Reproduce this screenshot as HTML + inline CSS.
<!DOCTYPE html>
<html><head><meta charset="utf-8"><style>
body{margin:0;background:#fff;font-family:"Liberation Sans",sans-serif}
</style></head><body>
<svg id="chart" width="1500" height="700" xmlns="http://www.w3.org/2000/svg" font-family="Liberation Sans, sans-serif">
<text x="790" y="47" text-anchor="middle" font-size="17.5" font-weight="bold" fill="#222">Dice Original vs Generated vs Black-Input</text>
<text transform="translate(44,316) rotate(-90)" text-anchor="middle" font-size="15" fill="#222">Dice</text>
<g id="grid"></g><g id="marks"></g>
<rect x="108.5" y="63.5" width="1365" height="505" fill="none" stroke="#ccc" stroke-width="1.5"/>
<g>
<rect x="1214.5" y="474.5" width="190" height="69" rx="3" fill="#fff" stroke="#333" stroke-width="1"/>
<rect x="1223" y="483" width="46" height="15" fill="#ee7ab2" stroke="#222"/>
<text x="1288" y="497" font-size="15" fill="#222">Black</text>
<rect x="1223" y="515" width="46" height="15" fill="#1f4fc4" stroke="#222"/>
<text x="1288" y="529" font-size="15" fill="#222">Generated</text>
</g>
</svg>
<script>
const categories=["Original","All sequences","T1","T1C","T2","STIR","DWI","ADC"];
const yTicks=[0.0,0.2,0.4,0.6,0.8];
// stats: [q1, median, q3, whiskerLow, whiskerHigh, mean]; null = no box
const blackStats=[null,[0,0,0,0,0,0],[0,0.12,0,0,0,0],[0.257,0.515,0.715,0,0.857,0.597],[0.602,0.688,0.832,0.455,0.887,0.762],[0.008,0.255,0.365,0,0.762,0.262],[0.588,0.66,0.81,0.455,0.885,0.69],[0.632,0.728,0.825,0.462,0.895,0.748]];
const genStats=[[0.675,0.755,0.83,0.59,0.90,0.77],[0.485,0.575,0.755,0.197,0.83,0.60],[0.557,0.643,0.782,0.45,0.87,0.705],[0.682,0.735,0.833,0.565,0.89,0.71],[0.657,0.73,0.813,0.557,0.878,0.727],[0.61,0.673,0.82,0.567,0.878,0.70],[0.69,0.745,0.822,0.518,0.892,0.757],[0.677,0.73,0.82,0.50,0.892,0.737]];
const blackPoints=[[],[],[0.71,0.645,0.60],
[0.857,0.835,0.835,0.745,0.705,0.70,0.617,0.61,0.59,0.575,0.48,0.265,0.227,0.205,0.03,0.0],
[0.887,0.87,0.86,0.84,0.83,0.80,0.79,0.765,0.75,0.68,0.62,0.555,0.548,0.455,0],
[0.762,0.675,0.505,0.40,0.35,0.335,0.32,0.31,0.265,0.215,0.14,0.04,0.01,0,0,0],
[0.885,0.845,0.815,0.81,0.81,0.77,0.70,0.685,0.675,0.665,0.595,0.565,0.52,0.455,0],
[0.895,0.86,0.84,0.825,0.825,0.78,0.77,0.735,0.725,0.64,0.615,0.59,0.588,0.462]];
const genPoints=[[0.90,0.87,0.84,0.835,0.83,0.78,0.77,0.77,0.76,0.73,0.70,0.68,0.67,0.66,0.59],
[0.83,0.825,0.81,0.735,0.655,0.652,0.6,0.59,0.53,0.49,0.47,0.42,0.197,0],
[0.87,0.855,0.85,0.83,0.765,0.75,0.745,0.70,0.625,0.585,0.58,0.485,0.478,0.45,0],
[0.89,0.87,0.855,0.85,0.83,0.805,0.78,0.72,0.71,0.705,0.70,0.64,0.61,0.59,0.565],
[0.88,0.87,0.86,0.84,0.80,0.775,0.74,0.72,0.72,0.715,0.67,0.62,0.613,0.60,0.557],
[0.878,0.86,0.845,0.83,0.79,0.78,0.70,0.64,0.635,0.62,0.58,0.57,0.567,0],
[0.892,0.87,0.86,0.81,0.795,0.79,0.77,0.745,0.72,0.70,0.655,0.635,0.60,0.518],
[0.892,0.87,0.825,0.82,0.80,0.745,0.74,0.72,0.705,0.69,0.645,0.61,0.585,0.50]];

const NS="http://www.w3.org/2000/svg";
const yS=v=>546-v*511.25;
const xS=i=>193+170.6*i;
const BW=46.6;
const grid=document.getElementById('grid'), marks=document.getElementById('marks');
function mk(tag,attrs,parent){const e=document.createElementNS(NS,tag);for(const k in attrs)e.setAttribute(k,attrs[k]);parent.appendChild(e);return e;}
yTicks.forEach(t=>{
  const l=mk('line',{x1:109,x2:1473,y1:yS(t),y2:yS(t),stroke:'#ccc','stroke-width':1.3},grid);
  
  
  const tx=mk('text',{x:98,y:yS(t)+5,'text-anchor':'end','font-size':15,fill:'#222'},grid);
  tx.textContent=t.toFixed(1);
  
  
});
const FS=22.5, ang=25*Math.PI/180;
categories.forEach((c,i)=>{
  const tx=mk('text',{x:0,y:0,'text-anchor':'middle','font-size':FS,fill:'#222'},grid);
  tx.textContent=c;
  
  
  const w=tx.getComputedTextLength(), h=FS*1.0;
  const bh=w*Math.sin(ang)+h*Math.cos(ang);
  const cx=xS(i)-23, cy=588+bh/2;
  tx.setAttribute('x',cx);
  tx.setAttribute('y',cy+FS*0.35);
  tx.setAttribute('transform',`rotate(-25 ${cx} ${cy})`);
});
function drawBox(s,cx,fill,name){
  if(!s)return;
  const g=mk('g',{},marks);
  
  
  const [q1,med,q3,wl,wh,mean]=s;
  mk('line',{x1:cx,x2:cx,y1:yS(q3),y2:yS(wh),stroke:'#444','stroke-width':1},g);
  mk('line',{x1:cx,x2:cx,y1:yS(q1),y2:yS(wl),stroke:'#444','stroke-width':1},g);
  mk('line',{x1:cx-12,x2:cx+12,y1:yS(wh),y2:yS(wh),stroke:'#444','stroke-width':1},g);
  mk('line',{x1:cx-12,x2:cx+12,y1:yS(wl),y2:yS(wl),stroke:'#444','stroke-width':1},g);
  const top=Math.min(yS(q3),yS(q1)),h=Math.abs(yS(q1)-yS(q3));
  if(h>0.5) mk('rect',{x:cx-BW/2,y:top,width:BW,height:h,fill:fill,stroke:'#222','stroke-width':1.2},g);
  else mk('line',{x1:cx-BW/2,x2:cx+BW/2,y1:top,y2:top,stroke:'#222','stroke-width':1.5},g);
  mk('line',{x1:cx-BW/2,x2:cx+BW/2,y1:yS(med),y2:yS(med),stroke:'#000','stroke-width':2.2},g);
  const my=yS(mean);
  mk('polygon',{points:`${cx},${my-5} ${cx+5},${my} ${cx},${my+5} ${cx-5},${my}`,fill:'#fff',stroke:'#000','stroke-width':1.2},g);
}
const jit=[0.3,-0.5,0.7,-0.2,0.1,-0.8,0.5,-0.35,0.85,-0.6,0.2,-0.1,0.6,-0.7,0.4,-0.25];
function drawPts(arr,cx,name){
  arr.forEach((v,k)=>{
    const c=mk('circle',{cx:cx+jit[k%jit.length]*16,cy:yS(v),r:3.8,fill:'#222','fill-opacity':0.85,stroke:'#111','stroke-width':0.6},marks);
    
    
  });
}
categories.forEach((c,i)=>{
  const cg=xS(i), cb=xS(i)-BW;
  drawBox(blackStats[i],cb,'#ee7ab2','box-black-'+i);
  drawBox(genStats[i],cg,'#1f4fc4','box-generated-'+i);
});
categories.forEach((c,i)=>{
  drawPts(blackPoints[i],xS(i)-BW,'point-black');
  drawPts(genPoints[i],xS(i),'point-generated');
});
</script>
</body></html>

+---+

To be done: Print the listing above in its entirety, with every line exact.

Answer to the task:
Reproduce this screenshot as HTML + inline CSS.
<!DOCTYPE html>
<html><head><meta charset="utf-8"><style>
body{margin:0;background:#fff;font-family:"Liberation Sans",sans-serif}
</style></head><body>
<svg id="chart" width="1500" height="700" xmlns="http://www.w3.org/2000/svg" font-family="Liberation Sans, sans-serif">
<text x="790" y="47" text-anchor="middle" font-size="17.5" font-weight="bold" fill="#222">Dice Original vs Generated vs Black-Input</text>
<text transform="translate(44,316) rotate(-90)" text-anchor="middle" font-size="15" fill="#222">Dice</text>
<g id="grid"></g><g id="marks"></g>
<rect x="108.5" y="63.5" width="1365" height="505" fill="none" stroke="#ccc" stroke-width="1.5"/>
<g>
<rect x="1214.5" y="474.5" width="190" height="69" rx="3" fill="#fff" stroke="#333" stroke-width="1"/>
<rect x="1223" y="483" width="46" height="15" fill="#ee7ab2" stroke="#222"/>
<text x="1288" y="497" font-size="15" fill="#222">Black</text>
<rect x="1223" y="515" width="46" height="15" fill="#1f4fc4" stroke="#222"/>
<text x="1288" y="529" font-size="15" fill="#222">Generated</text>
</g>
</svg>
<script>
const categories=["Original","All sequences","T1","T1C","T2","STIR","DWI","ADC"];
const yTicks=[0.0,0.2,0.4,0.6,0.8];
// stats: [q1, median, q3, whiskerLow, whiskerHigh, mean]; null = no box
const blackStats=[null,[0,0,0,0,0,0],[0,0.12,0,0,0,0],[0.257,0.515,0.715,0,0.857,0.597],[0.602,0.688,0.832,0.455,0.887,0.762],[0.008,0.255,0.365,0,0.762,0.262],[0.588,0.66,0.81,0.455,0.885,0.69],[0.632,0.728,0.825,0.462,0.895,0.748]];
const genStats=[[0.675,0.755,0.83,0.59,0.90,0.77],[0.485,0.575,0.755,0.197,0.83,0.60],[0.557,0.643,0.782,0.45,0.87,0.705],[0.682,0.735,0.833,0.565,0.89,0.71],[0.657,0.73,0.813,0.557,0.878,0.727],[0.61,0.673,0.82,0.567,0.878,0.70],[0.69,0.745,0.822,0.518,0.892,0.757],[0.677,0.73,0.82,0.50,0.892,0.737]];
const blackPoints=[[],[],[0.71,0.645,0.60],
[0.857,0.835,0.835,0.745,0.705,0.70,0.617,0.61,0.59,0.575,0.48,0.265,0.227,0.205,0.03,0.0],
[0.887,0.87,0.86,0.84,0.83,0.80,0.79,0.765,0.75,0.68,0.62,0.555,0.548,0.455,0],
[0.762,0.675,0.505,0.40,0.35,0.335,0.32,0.31,0.265,0.215,0.14,0.04,0.01,0,0,0],
[0.885,0.845,0.815,0.81,0.81,0.77,0.70,0.685,0.675,0.665,0.595,0.565,0.52,0.455,0],
[0.895,0.86,0.84,0.825,0.825,0.78,0.77,0.735,0.725,0.64,0.615,0.59,0.588,0.462]];
const genPoints=[[0.90,0.87,0.84,0.835,0.83,0.78,0.77,0.77,0.76,0.73,0.70,0.68,0.67,0.66,0.59],
[0.83,0.825,0.81,0.735,0.655,0.652,0.6,0.59,0.53,0.49,0.47,0.42,0.197,0],
[0.87,0.855,0.85,0.83,0.765,0.75,0.745,0.70,0.625,0.585,0.58,0.485,0.478,0.45,0],
[0.89,0.87,0.855,0.85,0.83,0.805,0.78,0.72,0.71,0.705,0.70,0.64,0.61,0.59,0.565],
[0.88,0.87,0.86,0.84,0.80,0.775,0.74,0.72,0.72,0.715,0.67,0.62,0.613,0.60,0.557],
[0.878,0.86,0.845,0.83,0.79,0.78,0.70,0.64,0.635,0.62,0.58,0.57,0.567,0],
[0.892,0.87,0.86,0.81,0.795,0.79,0.77,0.745,0.72,0.70,0.655,0.635,0.60,0.518],
[0.892,0.87,0.825,0.82,0.80,0.745,0.74,0.72,0.705,0.69,0.645,0.61,0.585,0.50]];

const NS="http://www.w3.org/2000/svg";
const yS=v=>546-v*511.25;
const xS=i=>193+170.6*i;
const BW=46.6;
const grid=document.getElementById('grid'), marks=document.getElementById('marks');
function mk(tag,attrs,parent){const e=document.createElementNS(NS,tag);for(const k in attrs)e.setAttribute(k,attrs[k]);parent.appendChild(e);return e;}
yTicks.forEach(t=>{
  const l=mk('line',{x1:109,x2:1473,y1:yS(t),y2:yS(t),stroke:'#ccc','stroke-width':1.3},grid);
  
  
  const tx=mk('text',{x:98,y:yS(t)+5,'text-anchor':'end','font-size':15,fill:'#222'},grid);
  tx.textContent=t.toFixed(1);
  
  
});
const FS=22.5, ang=25*Math.PI/180;
categories.forEach((c,i)=>{
  const tx=mk('text',{x:0,y:0,'text-anchor':'middle','font-size':FS,fill:'#222'},grid);
  tx.textContent=c;
  
  
  const w=tx.getComputedTextLength(), h=FS*1.0;
  const bh=w*Math.sin(ang)+h*Math.cos(ang);
  const cx=xS(i)-23, cy=588+bh/2;
  tx.setAttribute('x',cx);
  tx.setAttribute('y',cy+FS*0.35);
  tx.setAttribute('transform',`rotate(-25 ${cx} ${cy})`);
});
function drawBox(s,cx,fill,name){
  if(!s)return;
  const g=mk('g',{},marks);
  
  
  const [q1,med,q3,wl,wh,mean]=s;
  mk('line',{x1:cx,x2:cx,y1:yS(q3),y2:yS(wh),stroke:'#444','stroke-width':1},g);
  mk('line',{x1:cx,x2:cx,y1:yS(q1),y2:yS(wl),stroke:'#444','stroke-width':1},g);
  mk('line',{x1:cx-12,x2:cx+12,y1:yS(wh),y2:yS(wh),stroke:'#444','stroke-width':1},g);
  mk('line',{x1:cx-12,x2:cx+12,y1:yS(wl),y2:yS(wl),stroke:'#444','stroke-width':1},g);
  const top=Math.min(yS(q3),yS(q1)),h=Math.abs(yS(q1)-yS(q3));
  if(h>0.5) mk('rect',{x:cx-BW/2,y:top,width:BW,height:h,fill:fill,stroke:'#222','stroke-width':1.2},g);
  else mk('line',{x1:cx-BW/2,x2:cx+BW/2,y1:top,y2:top,stroke:'#222','stroke-width':1.5},g);
  mk('line',{x1:cx-BW/2,x2:cx+BW/2,y1:yS(med),y2:yS(med),stroke:'#000','stroke-width':2.2},g);
  const my=yS(mean);
  mk('polygon',{points:`${cx},${my-5} ${cx+5},${my} ${cx},${my+5} ${cx-5},${my}`,fill:'#fff',stroke:'#000','stroke-width':1.2},g);
}
const jit=[0.3,-0.5,0.7,-0.2,0.1,-0.8,0.5,-0.35,0.85,-0.6,0.2,-0.1,0.6,-0.7,0.4,-0.25];
function drawPts(arr,cx,name){
  arr.forEach((v,k)=>{
    const c=mk('circle',{cx:cx+jit[k%jit.length]*16,cy:yS(v),r:3.8,fill:'#222','fill-opacity':0.85,stroke:'#111','stroke-width':0.6},marks);
    
    
  });
}
categories.forEach((c,i)=>{
  const cg=xS(i), cb=xS(i)-BW;
  drawBox(blackStats[i],cb,'#ee7ab2','box-black-'+i);
  drawBox(genStats[i],cg,'#1f4fc4','box-generated-'+i);
});
categories.forEach((c,i)=>{
  drawPts(blackPoints[i],xS(i)-BW,'point-black');
  drawPts(genPoints[i],xS(i),'point-generated');
});
</script>
</body></html>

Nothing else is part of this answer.